I’m still quite new to ruby, but have written a simple code generator.
The generator opens some files and combines them to a new one. The
resulting file is encoded as iso-8859-1, but it looks like ruby writes
an UTF-8 Markter to the beginning of the file. Is that possible?

How can I tell ruby which encoding to use, if I write to textfiles?

Any pointers to documentation are wellcome, but I didn’t find something
usefull using google.

regards,
Achim


#2

Achim D. (SyynX Solutions GmbH) wrote:

Hi,

I’m still quite new to ruby, but have written a simple code generator.
The generator opens some files and combines them to a new one. The
resulting file is encoded as iso-8859-1, but it looks like ruby writes
an UTF-8 Markter to the beginning of the file. Is that possible?

What’s an UTF-8 marker? I know only two byte UTF-16 marker but AFAIK
there is no marker for UTF-8. Did I miss something?

How can I tell ruby which encoding to use, if I write to textfiles?

Any pointers to documentation are wellcome, but I didn’t find
something usefull using google.

Encoding is not an easy issue with ruby - I guess by default it uses the
default enconding of your environment. But you can specify certain
(Japanese) encodings with command line option -K. HTH

Kind regards

robert

#3

Hi,

At Wed, 30 Nov 2005 00:17:29 +0900,
Robert K. wrote in [ruby-talk:167988]:

I’m still quite new to ruby, but have written a simple code generator.
The generator opens some files and combines them to a new one.

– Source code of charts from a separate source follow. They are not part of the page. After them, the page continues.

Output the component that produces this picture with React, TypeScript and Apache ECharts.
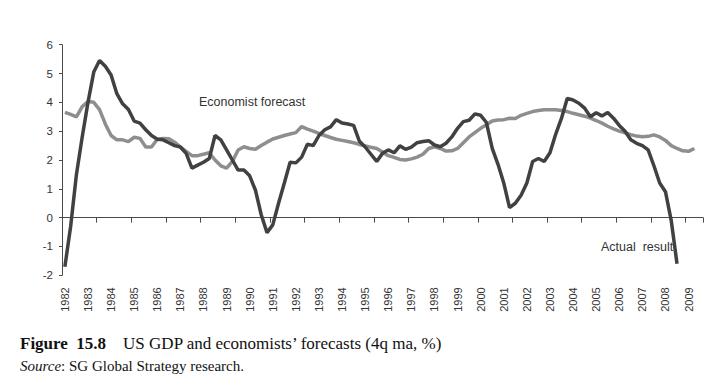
import React, { useEffect, useRef } from "react";
import * as echarts from "echarts";

const yearLabels = [
  "1982", "1983", "1984", "1985", "1986", "1987", "1988", "1989", "1990", "1991",
  "1992", "1993", "1994", "1995", "1996", "1997", "1998", "1999", "2000", "2001",
  "2002", "2003", "2004", "2005", "2006", "2007", "2008", "2009",
];
const quarterNames = ["Q1", "Q2", "Q3", "Q4"];
const quarterCount = 111; // 1982 Q1 .. 2009 Q3

const actualResult = [
  -1.70, -0.30, 1.50, 2.80, 4.00, 5.05, 5.45, 5.25, 4.95, 4.30,
  3.95, 3.75, 3.35, 3.28, 3.05, 2.85, 2.72, 2.70, 2.60, 2.50,
  2.45, 2.23, 1.72, 1.82, 1.92, 2.05, 2.85, 2.70, 2.35, 2.00,
  1.65, 1.65, 1.45, 0.95, 0.10, -0.52, -0.25, 0.50, 1.20, 1.92,
  1.90, 2.10, 2.55, 2.50, 2.85, 3.05, 3.15, 3.40, 3.28, 3.25,
  3.20, 2.65, 2.45, 2.20, 1.95, 2.23, 2.35, 2.25, 2.49, 2.37,
  2.45, 2.60, 2.64, 2.67, 2.52, 2.46, 2.58, 2.80, 3.10, 3.33,
  3.38, 3.60, 3.55, 3.30, 2.40, 1.85, 1.20, 0.35, 0.50, 0.78,
  1.20, 1.95, 2.05, 1.95, 2.25, 2.90, 3.45, 4.14, 4.08, 3.97,
  3.80, 3.50, 3.64, 3.53, 3.65, 3.45, 3.20, 3.00, 2.70, 2.58,
  2.50, 2.35, 1.80, 1.20, 0.90, -0.10, -1.60,
];

const economistForecast = [
  3.65, 3.58, 3.50, 3.85, 4.03, 4.00, 3.75, 3.25, 2.85, 2.70,
  2.70, 2.64, 2.79, 2.75, 2.45, 2.45, 2.72, 2.75, 2.74, 2.62,
  2.45, 2.30, 2.15, 2.15, 2.20, 2.25, 2.00, 1.80, 1.72, 1.95,
  2.35, 2.46, 2.40, 2.37, 2.50, 2.62, 2.73, 2.79, 2.85, 2.90,
  2.95, 3.16, 3.07, 3.00, 2.92, 2.85, 2.78, 2.72, 2.68, 2.64,
  2.60, 2.54, 2.49, 2.44, 2.40, 2.28, 2.15, 2.09, 2.02, 2.00,
  2.04, 2.10, 2.20, 2.40, 2.46, 2.40, 2.31, 2.32, 2.40, 2.60,
  2.80, 2.95, 3.10, 3.22, 3.35, 3.39, 3.40, 3.45, 3.44, 3.55,
  3.62, 3.68, 3.72, 3.74, 3.74, 3.74, 3.72, 3.68, 3.62, 3.57,
  3.52, 3.45, 3.37, 3.28, 3.17, 3.08, 3.00, 2.94, 2.88, 2.83,
  2.81, 2.82, 2.87, 2.80, 2.68, 2.50, 2.40, 2.32, 2.30, 2.40,
];

const categories: string[] = [];
yearLabels.forEach((y) => quarterNames.forEach((q) => categories.push(y + " " + q)));
categories.push("2010 Q1");
const quarters = categories.slice(0, quarterCount);

const AXIS_COLOR = "#4a4a4a";
const TEXT_COLOR = "#333333";
const SERIF = "Liberation Serif, Times New Roman, serif";
const SANS = "Liberation Sans, Arial, sans-serif";

export default function App() {
  const ref = useRef<HTMLDivElement>(null);
  useEffect(() => {
    if (!ref.current) return;
    const chart = echarts.init(ref.current, null, { renderer: "svg" });
    chart.setOption({
      animation: false,
      backgroundColor: "#ffffff",
      grid: { left: 62, right: 20, top: 44.7, bottom: 111.7, containLabel: false },
      xAxis: [
        {
          type: "category",
          data: quarters,
          boundaryGap: true,
          axisLine: { show: true, onZero: true, lineStyle: { color: AXIS_COLOR, width: 1 } },
          axisTick: { show: true, interval: 5, length: 5, lineStyle: { color: AXIS_COLOR } },
          axisLabel: { show: false },
          splitLine: { show: false },
        },
        {
          type: "category",
          data: quarters,
          position: "bottom",
          boundaryGap: true,
          axisLine: { show: false, onZero: false },
          axisTick: { show: false },
          axisLabel: {
            show: true,
            interval: 3,
            rotate: 90,
            margin: 12,
            fontSize: 11,
            fontFamily: SANS,
            color: TEXT_COLOR,
            formatter: (v: string) => v.slice(0, 4),
          },
          splitLine: { show: false },
        },
      ],
      yAxis: {
        type: "value",
        min: -2,
        max: 6,
        interval: 1,
        axisLine: { show: true, lineStyle: { color: AXIS_COLOR, width: 1 } },
        axisTick: { show: true, length: 3, lineStyle: { color: AXIS_COLOR } },
        axisLabel: {
          margin: 9,
          fontSize: 11.5,
          fontFamily: SANS,
          color: TEXT_COLOR,
        },
        splitLine: { show: false },
      },
      series: [
        {
          name: "Economist forecast",
          type: "line",
          xAxisIndex: 0,
          data: economistForecast,
          symbol: "none",
          smooth: false,
          lineStyle: { color: "#8e8e8e", width: 3.5 },
          z: 2,
        },
        {
          name: "Actual result",
          type: "line",
          xAxisIndex: 0,
          data: actualResult,
          symbol: "none",
          smooth: false,
          lineStyle: { color: "#414141", width: 3.5 },
          z: 3,
        },
      ],
      graphic: [
        {
          type: "text",
          left: 199,
          top: 95,
          style: {
            text: "Economist forecast",
            fontSize: 12.5,
            fontFamily: SANS,
            fill: "#333333",
          },
        },
        {
          type: "text",
          left: 601,
          top: 240,
          z: 1,
          style: {
            text: "Actual  result",
            fontSize: 12.5,
            fontFamily: SANS,
            fill: "#333333",
          },
        },
        {
          type: "text",
          left: 20,
          top: 335,
          style: {
            text: "{b|Figure  15.8}    {n|US GDP and economists\u2019 forecasts (4q ma, %)}",
            rich: {
              b: { fontSize: 17, fontWeight: "bold", fontFamily: SERIF, fill: "#111111" },
              n: { fontSize: 17, fontFamily: SERIF, fill: "#111111" },
            },
            fontSize: 17,
            fontFamily: SERIF,
            fill: "#111111",
          },
        },
        {
          type: "text",
          left: 20,
          top: 358,
          style: {
            text: "{i|Source}{n|: SG Global Strategy research.}",
            rich: {
              i: { fontSize: 15, fontStyle: "italic", fontFamily: SERIF, fill: "#111111" },
              n: { fontSize: 15, fontFamily: SERIF, fill: "#111111" },
            },
            fontSize: 15,
            fontFamily: SERIF,
            fill: "#111111",
          },
        },
      ],
    });
    return () => chart.dispose();
  }, []);
  return <div ref={ref} style={{ width: 723, height: 387, position: "absolute", left: 0, top: 0 }} />;
}
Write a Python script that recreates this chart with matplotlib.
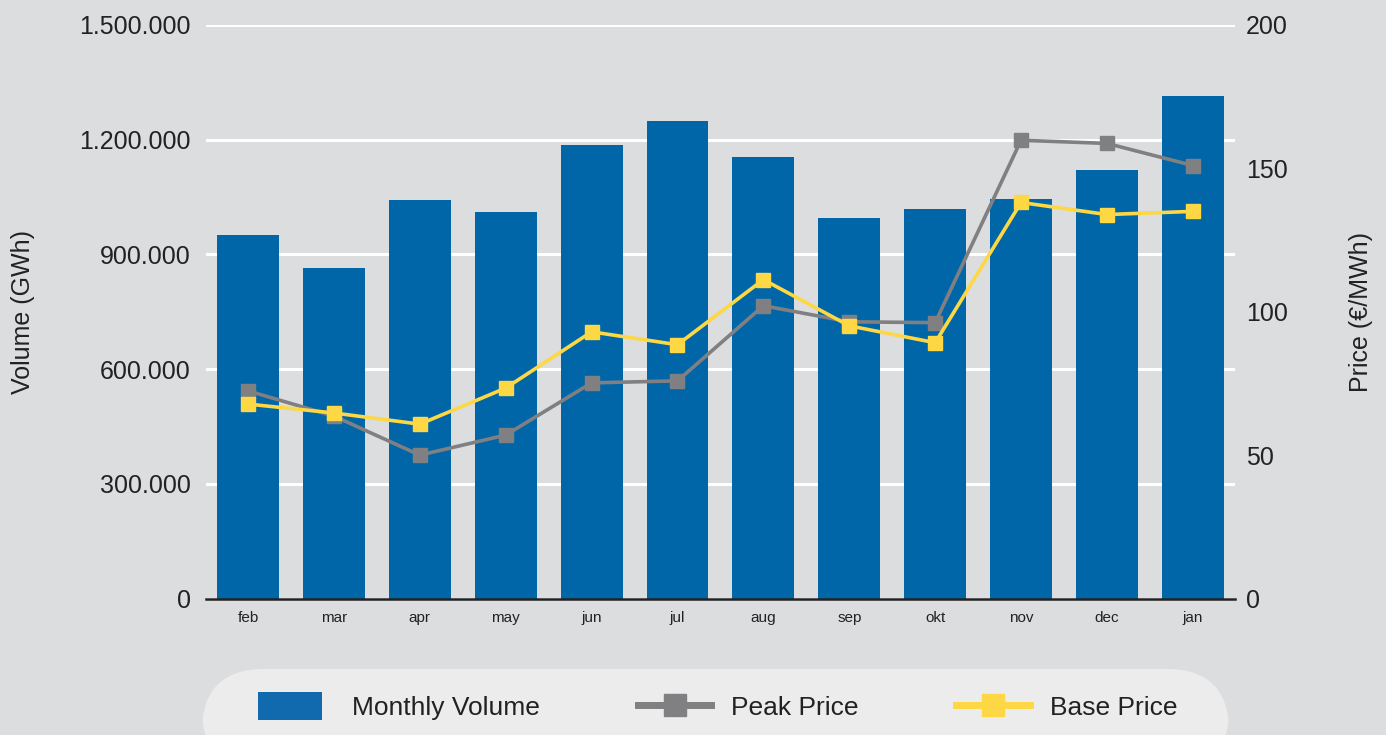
import matplotlib
matplotlib.use('Agg')
import matplotlib.pyplot as plt
from matplotlib.ticker import FuncFormatter
from matplotlib.patches import FancyBboxPatch, Patch, Rectangle
from matplotlib.lines import Line2D
from matplotlib.legend_handler import HandlerPatch

plt.rcParams['font.family'] = ['Liberation Sans', 'DejaVu Sans']

# data
months = ['feb', 'mar', 'apr', 'may', 'jun', 'jul', 'aug', 'sep', 'okt', 'nov', 'dec', 'jan']
volume = [952000, 865000, 1041000, 1012000, 1185000, 1248000, 1154000, 994000, 1020000, 1046000, 1120000, 1314000]
peak_price = [72.4, 63.6, 50.0, 57.0, 75.2, 75.9, 102.1, 96.5, 96.2, 159.8, 158.7, 151.0]
base_price = [67.8, 64.7, 60.8, 73.4, 93.0, 88.5, 111.2, 95.1, 89.2, 138.1, 133.9, 135.0]
vol_ticks = [0, 300000, 600000, 900000, 1200000, 1500000]
price_ticks = [0, 50, 100, 150, 200]

BG = '#dcdddf'
BLUE = '#0066a8'
GREY = '#808083'
YELLOW = '#fdd744'
TXT = '#222222'

fig = plt.figure(figsize=(13.86, 7.35), dpi=100, facecolor=BG)
ax = fig.add_axes([0.1486, 0.1857, 0.7424, 0.7803])
ax.set_facecolor(BG)

x = list(range(len(months)))
ax.bar(x, volume, width=0.72, color=BLUE, zorder=2)
ax.set_xlim(-0.49, 11.49)
ax.set_ylim(0, 1500000)
ax.set_yticks(vol_ticks)
ax.yaxis.set_major_formatter(FuncFormatter(lambda v, p: f"{int(v):,}".replace(",", ".")))
ax.set_xticks(x)
ax.set_xticklabels(months)
ax.grid(axis='y', color='white', linewidth=2.2, zorder=0)
ax.set_axisbelow(True)
for s in ['top', 'left', 'right']:
    ax.spines[s].set_visible(False)
ax.spines['bottom'].set_color(TXT)
ax.spines['bottom'].set_linewidth(1.8)
ax.spines['bottom'].set_zorder(5)
ax.tick_params(axis='y', length=0, pad=11, labelsize=18, labelcolor=TXT)
ax.tick_params(axis='x', length=0, pad=9, labelsize=11, labelcolor=TXT)
ax.set_ylabel('Volume (GWh)', fontsize=18, color=TXT, labelpad=32)

ax2 = ax.twinx()
ax2.plot(x, peak_price, color=GREY, linewidth=2.6, marker='s', markersize=10, zorder=3)
ax2.plot(x, base_price, color=YELLOW, linewidth=2.6, marker='s', markersize=10, zorder=4)
ax2.set_ylim(0, 200)
ax2.set_yticks(price_ticks)
for s in ['top', 'left', 'right', 'bottom']:
    ax2.spines[s].set_visible(False)
ax2.tick_params(axis='y', length=0, pad=8, labelsize=18, labelcolor=TXT)
ax2.set_ylabel('Price (€/MWh)', fontsize=18, color=TXT, labelpad=44)

# legend box with rounded corners running off the bottom edge
box = FancyBboxPatch((202 / 1386, -0.05), (1229 - 202) / 1386, (735 - 669) / 735 + 0.05,
                     boxstyle='round,pad=0,rounding_size=0.045', transform=fig.transFigure,
                     facecolor='#ececec', edgecolor='none', mutation_aspect=1386 / 735)
fig.patches.append(box)


def small_rect(legend, orig_handle, xdescent, ydescent, width, height, fontsize):
    # left aligned block, narrower and taller than the line handles
    w = 46
    h = 20
    return Rectangle((-xdescent, -ydescent + (height - h) / 2), w, h)


handles = [
    Patch(facecolor='#116aad', edgecolor='none'),
    Line2D([], [], color=GREY, linewidth=5, marker='s', markersize=16),
    Line2D([], [], color=YELLOW, linewidth=5, marker='s', markersize=16),
]
labels = ['Monthly Volume', 'Peak Price', 'Base Price']
fig.legend(handles, labels, loc='center', bbox_to_anchor=(718 / 1386, 1 - 707 / 735), ncol=3,
           frameon=False, fontsize=19, handlelength=2.8, handleheight=1.1, handletextpad=0.75,
           columnspacing=3.7, labelcolor=TXT,
           handler_map={Patch: HandlerPatch(patch_func=small_rect)})

fig.savefig('out.png', dpi=100, facecolor=BG)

The
resulting file is encoded as iso-8859-1, but it looks like ruby writes
an UTF-8 Markter to the beginning of the file. Is that possible?

What’s an UTF-8 marker? I know only two byte UTF-16 marker but AFAIK
there is no marker for UTF-8. Did I miss something?

It would be UTF-8 encoded BOM, but ruby itself never write it
automatically.

How can I tell ruby which encoding to use, if I write to textfiles?

Can’t you show the code?


#4

removed_email_address@domain.invalid wrote:

It would be UTF-8 encoded BOM, but ruby itself never write it
automatically.
[…]
Can’t you show the code?

Trying to reproduce the problem in a smaller example, I figured out,
that I’m reading the BOM from one of my source files. Sorry for the
confusion. I’m doing something like:

File.open(“target”,“w”) do |target|
File.open(“source”,“r”) do |source|
source.each_line do |line|
… some processing …
target.write(line)
end
end
end

source seems to contain the BOM and it is writen to target. Any hint on
how to strip the BOM?

regards,
Achim


#5

I’m doing something like:

File.open(“target”,“w”) do |target|
File.open(“source”,“r”) do |source|
source.each_line do |line|
… some processing …
target.write(line)
end
end
end

Have you looked at ‘iconv’ in the standard library?

http://www.ruby-doc.org/stdlib/libdoc/iconv/rdoc/classes/Iconv.html

Assuming all your input files were ISO-8859-1, and you wanted your
output file in UTF-8, your example might look something like (untested):

File.open(“target”,“w”) do |target|
Iconv.open(‘UTF-8’, ‘ISO-8859-1’) do | converter |
File.open(“source”,“r”) do |source|
source.each_line do |line|
# … some processing …
target.write( converter.iconv(line) )
end
end
target << converter.iconv(nil)
end
end

Iconv should deal with BOMs, stripping them out or adding them in where
necessary. I’m not sure if it will complain if it finds a BOM mid-stream
(as you open your second and subsequent input file) - if so you could
just instantiate a new Iconv to deal with each input.

HTH
alex